When Upgrading to Debrid Is the Smarter Move
Watching content daily? Constantly hitting buffers? Frustrated that actual 1080p links are a rare occurrence? A debrid service is the real fix. At $3.50–$4.50/month, Real-Debrid or AllDebrid will cost you less than a single standard streaming service while dramatically improving every metric that free sources struggle with. Buffering drops to near zero. Working link rates jump from around 30% to 90% or better. Resolution options open up considerably. It’s genuinely the single highest-impact upgrade you can make to a Kodi setup.
Our guide to New Kodi Debrid Addons Worth Installing in 2026 is the right starting point if you’re ready to make that move. Still weighing the cost? The Real-Cost Breakdown article will help you figure out which debrid service fits your specific situation.

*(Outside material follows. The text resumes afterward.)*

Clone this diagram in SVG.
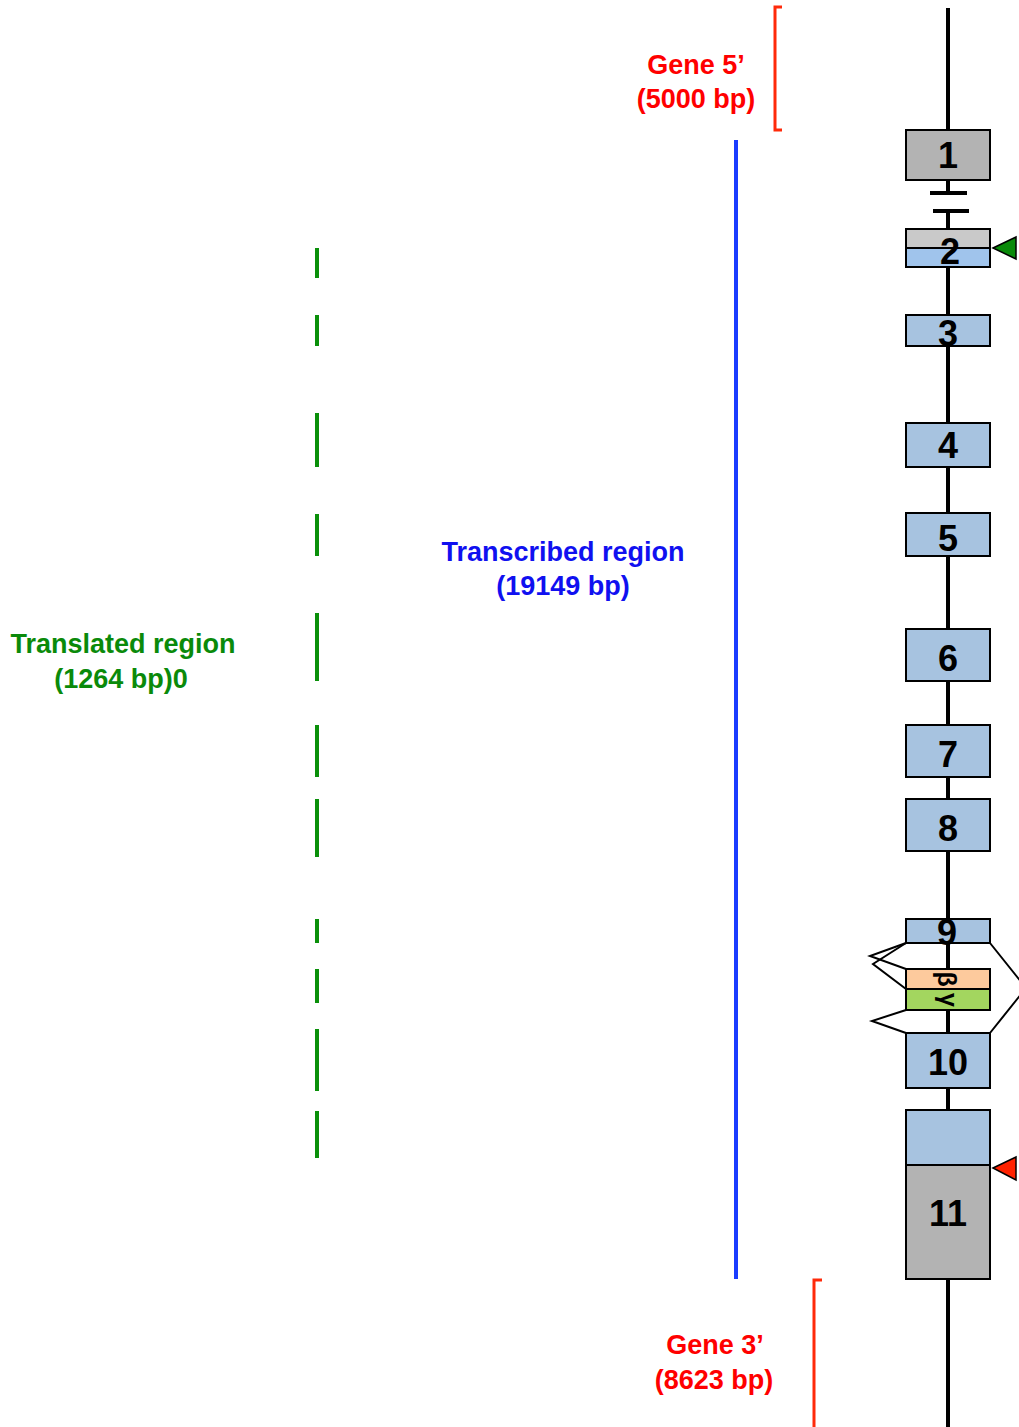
<svg xmlns="http://www.w3.org/2000/svg" width="1019" height="1427" viewBox="0 0 1019 1427">
<style>
.ex{stroke:#000;stroke-width:2}
.gray{fill:#b3b3b3}
.lgray{fill:#c9c9c9}
.blue{fill:#a7c3e0}
.blue2{fill:#a0c4ec}
.peach{fill:#fdca9d}
.grn{fill:#a3d65f}
.num{font-family:"Liberation Sans",Arial,sans-serif;font-weight:bold;font-size:36px;text-anchor:middle;fill:#000}
.greek{font-family:"Liberation Sans",Arial,sans-serif;font-weight:bold;font-size:25px;text-anchor:middle;fill:#000}
.lbl{font-family:"Liberation Sans",Arial,sans-serif;font-weight:bold;font-size:27px;text-anchor:middle}
.red{fill:#ff0000}
.bl{fill:#1010f0}
.gr{fill:#0a8a0a}
.dash{stroke:#0a900a;stroke-width:4}
.spl{fill:none;stroke:#000;stroke-width:2}
</style>
<g id="connectors">
<line x1="948" y1="8" x2="948" y2="193" stroke="#000" stroke-width="4"/>
<line x1="948" y1="211" x2="948" y2="1427" stroke="#000" stroke-width="4"/>
<line x1="930" y1="193" x2="967" y2="193" stroke="#000" stroke-width="4"/>
<line x1="933" y1="211" x2="969" y2="211" stroke="#000" stroke-width="4"/>
<polyline class="spl" points="906,943 870,956 906,969"/>
<polyline class="spl" points="906,943 873,964 906,989"/>
<polyline class="spl" points="906,1010 872,1021 906,1033"/>
<polyline class="spl" points="990,943 1026,988 990,1033"/>
</g>
<g id="exon1"><rect class="ex gray" x="906" y="130" width="84" height="50"/><text class="num" x="948" y="168">1</text></g>
<g id="exon2"><rect class="ex lgray" x="906" y="229" width="84" height="19"/><rect class="ex blue2" x="906" y="248" width="84" height="19"/><text class="num" x="950" y="264">2</text></g>
<g id="exon3"><rect class="ex blue" x="906" y="315" width="84" height="31"/><text class="num" x="948" y="346">3</text></g>
<g id="exon4"><rect class="ex blue" x="906" y="423" width="84" height="44"/><text class="num" x="948" y="458">4</text></g>
<g id="exon5"><rect class="ex blue" x="906" y="513" width="84" height="43"/><text class="num" x="948" y="551">5</text></g>
<g id="exon6"><rect class="ex blue" x="906" y="629" width="84" height="52"/><text class="num" x="948" y="671">6</text></g>
<g id="exon7"><rect class="ex blue" x="906" y="725" width="84" height="52"/><text class="num" x="948" y="767">7</text></g>
<g id="exon8"><rect class="ex blue" x="906" y="799" width="84" height="52"/><text class="num" x="948" y="841">8</text></g>
<g id="exon9"><rect class="ex blue" x="906" y="919" width="84" height="24"/><text class="num" x="947" y="945">9</text></g>
<g id="exonBeta"><rect class="ex peach" x="906" y="969" width="84" height="20"/><text class="greek" transform="translate(946 979) rotate(90)" y="8">β</text></g>
<g id="exonGamma"><rect class="ex grn" x="906" y="989" width="84" height="21"/><text class="greek" transform="translate(946 1000) rotate(90)" y="6">γ</text></g>
<g id="exon10"><rect class="ex blue" x="906" y="1033" width="84" height="55"/><text class="num" x="948" y="1075">10</text></g>
<g id="exon11"><rect class="ex blue" x="906" y="1110" width="84" height="55"/><rect class="ex gray" x="906" y="1165" width="84" height="114"/><text class="num" x="948" y="1226">11</text></g>
<g id="startMarker"><polygon points="993,248 1016,237 1016,259" fill="#0a8a0a" stroke="#000" stroke-width="1.5"/></g>
<g id="stopMarker"><polygon points="993,1168 1016,1157 1016,1180" fill="#ff2200" stroke="#000" stroke-width="1.5"/></g>
<g id="gene5">
<polyline points="782,7 775,7 775,130 782,130" fill="none" stroke="#ff2a0a" stroke-width="3"/>
<text class="lbl red" x="696" y="74">Gene 5’</text>
<text class="lbl red" x="696" y="108">(5000 bp)</text>
</g>
<g id="gene3">
<polyline points="822,1280 814,1280 814,1427" fill="none" stroke="#ff2a0a" stroke-width="3"/>
<text class="lbl red" x="715" y="1354">Gene 3’</text>
<text class="lbl red" x="714" y="1389">(8623 bp)</text>
</g>
<g id="transcribed">
<line x1="736" y1="140" x2="736" y2="1279" stroke="#1a3cff" stroke-width="4"/>
<text class="lbl bl" x="563" y="561">Transcribed region</text>
<text class="lbl bl" x="563" y="595">(19149 bp)</text>
</g>
<g id="translated">
<line class="dash" x1="317" y1="248" x2="317" y2="278"/>
<line class="dash" x1="317" y1="315" x2="317" y2="346"/>
<line class="dash" x1="317" y1="413" x2="317" y2="467"/>
<line class="dash" x1="317" y1="514" x2="317" y2="556"/>
<line class="dash" x1="317" y1="613" x2="317" y2="681"/>
<line class="dash" x1="317" y1="725" x2="317" y2="777"/>
<line class="dash" x1="317" y1="799" x2="317" y2="857"/>
<line class="dash" x1="317" y1="919" x2="317" y2="943"/>
<line class="dash" x1="317" y1="969" x2="317" y2="1003"/>
<line class="dash" x1="317" y1="1029" x2="317" y2="1091"/>
<line class="dash" x1="317" y1="1111" x2="317" y2="1158"/>
<text class="lbl gr" x="123" y="653">Translated region</text>
<text class="lbl gr" x="121" y="688">(1264 bp)0</text>
</g>
</svg>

My personal take: I keep free source addons installed, but they’re not my primary setup anymore. The debrid experience is too much better to justify grinding through broken source lists on a regular basis. “Don’t rely on them” isn’t the same as “uninstall them completely” — and that distinction actually matters for how you structure your Kodi installation.
⚖️ Legal Disclaimer: IPTV Wire does not own or operate any streaming service, application, or website mentioned in this article. We do not verify whether third-party services carry proper licensing. Users are responsible for ensuring they comply with copyright laws in their jurisdiction.
FAQ: Kodi Non-Debrid Addons
Can Kodi addons work without a debrid service in 2026?
Yes — but with real limitations. Free source addons typically deliver working links only 25–40% of the time, and buffering is common during peak evening hours. Functional for casual, low-frequency use. Anyone streaming daily will find the experience genuinely frustrating without debrid backing it up.
Why do free Kodi addon sources buffer so much?
Three main culprits: shared bandwidth on open hosters that get overwhelmed by concurrent traffic, ISP throttling of unrecognized video streaming domains, and deliberate rate-limiting by hosters pushing users toward paid tiers. Buffering is worst during evening peak hours — typically 7–11 PM — and usually improves meaningfully during off-peak times. Availability also varies by region depending on which hosters your ISP routes you toward.
Is it safe to use free source Kodi addons without a VPN?
Using free source addons without a VPN exposes your streaming activity to your ISP and leaves you more vulnerable to aggressive ad redirects from low-quality hosters. Not guaranteed to cause a problem every time, but a VPN adds meaningful protection on both fronts. Privacy-focused VPNs with built-in malicious site blocking are the most useful combination here.
What is the difference between debrid and non-debrid Kodi addons?
Non-debrid Kodi addons scrape links from open, publicly accessible file hosters. Debrid addons connect to a premium caching service — like Real-Debrid or AllDebrid — that stores video files on high-speed servers. Debrid links load faster, buffer far less, and offer genuine high-resolution options. Non-debrid links are free but unreliable. The core difference is link quality and consistency, not the addon interface itself.
Are there free Kodi addons that reliably stream in 1080p?
Reliable 1080p from free sources is increasingly hard to find. In 2026 testing, only around 15–20% of working free source links offered genuine 1080p quality — most topped out at 720p. Older catalog content had marginally better 1080p availability than recent releases, but the gap was not dramatic. For consistent 1080p, a debrid service has become practically a requirement rather than an optional upgrade.